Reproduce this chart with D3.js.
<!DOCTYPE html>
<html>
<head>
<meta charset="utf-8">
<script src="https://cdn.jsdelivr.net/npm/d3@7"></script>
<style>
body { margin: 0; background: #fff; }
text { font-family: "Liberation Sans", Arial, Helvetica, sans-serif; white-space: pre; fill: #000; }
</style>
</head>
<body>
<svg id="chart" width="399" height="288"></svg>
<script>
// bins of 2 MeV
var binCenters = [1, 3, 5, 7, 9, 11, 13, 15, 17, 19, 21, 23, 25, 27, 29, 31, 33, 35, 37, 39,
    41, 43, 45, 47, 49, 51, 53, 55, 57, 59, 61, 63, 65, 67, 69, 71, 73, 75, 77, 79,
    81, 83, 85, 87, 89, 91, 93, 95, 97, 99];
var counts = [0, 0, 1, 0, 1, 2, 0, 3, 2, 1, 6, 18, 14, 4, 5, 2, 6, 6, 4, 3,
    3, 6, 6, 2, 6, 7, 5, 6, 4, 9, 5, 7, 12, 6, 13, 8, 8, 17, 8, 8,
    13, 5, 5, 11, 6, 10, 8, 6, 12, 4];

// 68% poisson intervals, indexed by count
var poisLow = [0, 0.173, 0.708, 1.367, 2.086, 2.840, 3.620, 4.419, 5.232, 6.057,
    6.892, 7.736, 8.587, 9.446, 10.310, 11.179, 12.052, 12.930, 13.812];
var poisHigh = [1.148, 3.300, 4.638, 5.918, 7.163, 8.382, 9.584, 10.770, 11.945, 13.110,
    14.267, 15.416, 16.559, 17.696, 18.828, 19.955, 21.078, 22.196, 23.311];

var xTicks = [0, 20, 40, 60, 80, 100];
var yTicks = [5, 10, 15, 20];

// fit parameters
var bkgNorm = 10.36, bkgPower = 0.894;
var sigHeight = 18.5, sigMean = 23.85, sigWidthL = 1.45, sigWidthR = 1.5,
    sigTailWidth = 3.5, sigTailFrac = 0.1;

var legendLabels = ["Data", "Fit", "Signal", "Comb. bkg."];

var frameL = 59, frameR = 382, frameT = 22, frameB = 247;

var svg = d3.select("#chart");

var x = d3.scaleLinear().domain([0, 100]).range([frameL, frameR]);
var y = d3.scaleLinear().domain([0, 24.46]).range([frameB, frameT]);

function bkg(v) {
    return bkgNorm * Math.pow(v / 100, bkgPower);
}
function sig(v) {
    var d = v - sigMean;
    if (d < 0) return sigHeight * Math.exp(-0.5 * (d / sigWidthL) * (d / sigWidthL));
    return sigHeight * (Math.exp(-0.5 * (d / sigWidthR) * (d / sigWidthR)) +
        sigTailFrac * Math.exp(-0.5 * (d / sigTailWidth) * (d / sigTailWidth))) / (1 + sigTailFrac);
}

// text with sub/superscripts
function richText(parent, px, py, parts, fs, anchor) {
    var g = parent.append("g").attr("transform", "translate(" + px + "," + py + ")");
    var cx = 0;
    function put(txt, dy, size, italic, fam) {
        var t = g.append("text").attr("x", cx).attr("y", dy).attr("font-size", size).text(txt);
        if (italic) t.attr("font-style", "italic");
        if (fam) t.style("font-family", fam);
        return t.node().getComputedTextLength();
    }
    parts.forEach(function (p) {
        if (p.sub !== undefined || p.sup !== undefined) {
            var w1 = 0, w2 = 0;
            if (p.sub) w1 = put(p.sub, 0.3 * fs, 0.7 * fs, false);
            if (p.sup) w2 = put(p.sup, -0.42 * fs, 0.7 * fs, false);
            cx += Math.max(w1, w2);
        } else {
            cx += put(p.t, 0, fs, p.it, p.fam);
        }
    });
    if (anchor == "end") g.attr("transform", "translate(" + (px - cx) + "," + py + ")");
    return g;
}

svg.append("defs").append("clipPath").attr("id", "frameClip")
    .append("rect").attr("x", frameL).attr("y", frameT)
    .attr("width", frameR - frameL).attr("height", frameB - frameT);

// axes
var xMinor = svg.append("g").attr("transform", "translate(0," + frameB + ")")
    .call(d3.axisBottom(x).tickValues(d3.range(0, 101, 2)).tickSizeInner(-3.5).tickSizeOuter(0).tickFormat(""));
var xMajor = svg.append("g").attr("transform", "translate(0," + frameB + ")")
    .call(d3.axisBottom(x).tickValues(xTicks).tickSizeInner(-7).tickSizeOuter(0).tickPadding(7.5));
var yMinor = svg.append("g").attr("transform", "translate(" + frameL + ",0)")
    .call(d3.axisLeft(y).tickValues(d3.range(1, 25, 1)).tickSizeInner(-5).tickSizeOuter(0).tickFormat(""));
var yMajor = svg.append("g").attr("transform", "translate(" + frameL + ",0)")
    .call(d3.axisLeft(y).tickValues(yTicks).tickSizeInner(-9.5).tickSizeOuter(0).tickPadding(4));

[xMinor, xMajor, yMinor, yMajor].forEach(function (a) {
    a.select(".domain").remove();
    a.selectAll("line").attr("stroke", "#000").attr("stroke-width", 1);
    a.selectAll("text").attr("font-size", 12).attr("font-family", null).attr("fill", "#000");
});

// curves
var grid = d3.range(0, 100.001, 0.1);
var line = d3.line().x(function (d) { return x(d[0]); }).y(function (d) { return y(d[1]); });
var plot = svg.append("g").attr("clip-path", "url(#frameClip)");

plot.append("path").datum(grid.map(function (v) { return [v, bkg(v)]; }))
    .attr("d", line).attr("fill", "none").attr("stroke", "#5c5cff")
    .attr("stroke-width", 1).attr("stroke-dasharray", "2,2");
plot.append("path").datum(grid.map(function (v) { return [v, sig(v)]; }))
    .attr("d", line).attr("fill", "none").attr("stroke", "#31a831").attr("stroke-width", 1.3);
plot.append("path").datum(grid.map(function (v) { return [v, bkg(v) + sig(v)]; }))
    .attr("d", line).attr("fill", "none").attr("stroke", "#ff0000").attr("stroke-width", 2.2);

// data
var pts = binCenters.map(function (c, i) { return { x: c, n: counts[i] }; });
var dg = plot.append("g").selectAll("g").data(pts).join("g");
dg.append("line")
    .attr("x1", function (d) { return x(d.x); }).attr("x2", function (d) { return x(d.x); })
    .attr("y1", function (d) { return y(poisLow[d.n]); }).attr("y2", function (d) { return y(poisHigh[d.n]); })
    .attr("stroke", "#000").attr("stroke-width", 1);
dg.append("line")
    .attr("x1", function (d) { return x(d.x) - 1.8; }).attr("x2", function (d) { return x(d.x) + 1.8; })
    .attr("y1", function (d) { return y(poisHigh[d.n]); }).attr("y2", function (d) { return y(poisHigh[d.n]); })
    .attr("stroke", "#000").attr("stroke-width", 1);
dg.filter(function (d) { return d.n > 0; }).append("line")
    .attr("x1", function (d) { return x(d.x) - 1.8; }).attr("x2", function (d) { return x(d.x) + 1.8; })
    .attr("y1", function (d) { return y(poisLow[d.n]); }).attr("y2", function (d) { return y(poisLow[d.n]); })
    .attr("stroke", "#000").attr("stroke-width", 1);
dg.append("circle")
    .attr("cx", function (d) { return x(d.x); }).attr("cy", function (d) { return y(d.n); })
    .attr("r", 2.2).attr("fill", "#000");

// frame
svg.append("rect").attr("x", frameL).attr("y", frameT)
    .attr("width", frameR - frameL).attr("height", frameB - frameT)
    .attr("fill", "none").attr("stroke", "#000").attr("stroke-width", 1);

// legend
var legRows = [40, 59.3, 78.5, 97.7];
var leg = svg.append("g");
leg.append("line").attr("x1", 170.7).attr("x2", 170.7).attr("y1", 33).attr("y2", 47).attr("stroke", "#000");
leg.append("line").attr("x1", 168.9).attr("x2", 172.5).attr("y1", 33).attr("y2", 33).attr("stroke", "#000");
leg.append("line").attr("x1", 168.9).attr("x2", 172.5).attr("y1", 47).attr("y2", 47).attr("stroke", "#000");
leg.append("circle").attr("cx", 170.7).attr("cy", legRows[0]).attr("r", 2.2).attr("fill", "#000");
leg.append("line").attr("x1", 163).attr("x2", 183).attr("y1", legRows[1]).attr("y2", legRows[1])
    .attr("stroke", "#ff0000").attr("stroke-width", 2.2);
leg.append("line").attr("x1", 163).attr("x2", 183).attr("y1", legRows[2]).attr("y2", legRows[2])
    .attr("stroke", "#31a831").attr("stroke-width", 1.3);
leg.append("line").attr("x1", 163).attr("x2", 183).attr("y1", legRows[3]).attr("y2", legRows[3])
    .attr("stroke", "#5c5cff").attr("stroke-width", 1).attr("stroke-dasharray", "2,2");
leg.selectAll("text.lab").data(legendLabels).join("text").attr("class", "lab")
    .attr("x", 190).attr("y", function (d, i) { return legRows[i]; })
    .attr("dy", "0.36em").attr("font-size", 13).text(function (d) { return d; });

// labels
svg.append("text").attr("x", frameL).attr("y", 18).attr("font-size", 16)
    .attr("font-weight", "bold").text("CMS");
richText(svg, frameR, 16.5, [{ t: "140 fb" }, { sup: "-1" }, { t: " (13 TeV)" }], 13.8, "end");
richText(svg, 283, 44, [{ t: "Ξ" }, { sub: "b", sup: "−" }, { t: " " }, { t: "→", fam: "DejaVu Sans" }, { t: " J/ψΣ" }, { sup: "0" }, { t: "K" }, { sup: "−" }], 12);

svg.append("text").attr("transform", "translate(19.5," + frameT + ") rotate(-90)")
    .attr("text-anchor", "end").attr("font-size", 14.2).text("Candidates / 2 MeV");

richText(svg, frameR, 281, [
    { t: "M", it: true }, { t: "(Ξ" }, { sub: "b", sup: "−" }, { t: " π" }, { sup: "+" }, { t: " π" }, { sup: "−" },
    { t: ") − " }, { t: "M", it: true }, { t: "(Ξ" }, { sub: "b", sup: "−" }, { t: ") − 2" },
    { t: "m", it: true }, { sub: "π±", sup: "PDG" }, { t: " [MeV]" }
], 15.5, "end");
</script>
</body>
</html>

*Task:*
Include the first line, the line containing "var yTicks = [5, 10, 15, 20];", and every line between them, copied exactly from the material above; output no other line.

*Complete answer:*
Reproduce this chart with D3.js.
<!DOCTYPE html>
<html>
<head>
<meta charset="utf-8">
<script src="https://cdn.jsdelivr.net/npm/d3@7"></script>
<style>
body { margin: 0; background: #fff; }
text { font-family: "Liberation Sans", Arial, Helvetica, sans-serif; white-space: pre; fill: #000; }
</style>
</head>
<body>
<svg id="chart" width="399" height="288"></svg>
<script>
// bins of 2 MeV
var binCenters = [1, 3, 5, 7, 9, 11, 13, 15, 17, 19, 21, 23, 25, 27, 29, 31, 33, 35, 37, 39,
    41, 43, 45, 47, 49, 51, 53, 55, 57, 59, 61, 63, 65, 67, 69, 71, 73, 75, 77, 79,
    81, 83, 85, 87, 89, 91, 93, 95, 97, 99];
var counts = [0, 0, 1, 0, 1, 2, 0, 3, 2, 1, 6, 18, 14, 4, 5, 2, 6, 6, 4, 3,
    3, 6, 6, 2, 6, 7, 5, 6, 4, 9, 5, 7, 12, 6, 13, 8, 8, 17, 8, 8,
    13, 5, 5, 11, 6, 10, 8, 6, 12, 4];

// 68% poisson intervals, indexed by count
var poisLow = [0, 0.173, 0.708, 1.367, 2.086, 2.840, 3.620, 4.419, 5.232, 6.057,
    6.892, 7.736, 8.587, 9.446, 10.310, 11.179, 12.052, 12.930, 13.812];
var poisHigh = [1.148, 3.300, 4.638, 5.918, 7.163, 8.382, 9.584, 10.770, 11.945, 13.110,
    14.267, 15.416, 16.559, 17.696, 18.828, 19.955, 21.078, 22.196, 23.311];

var xTicks = [0, 20, 40, 60, 80, 100];
var yTicks = [5, 10, 15, 20];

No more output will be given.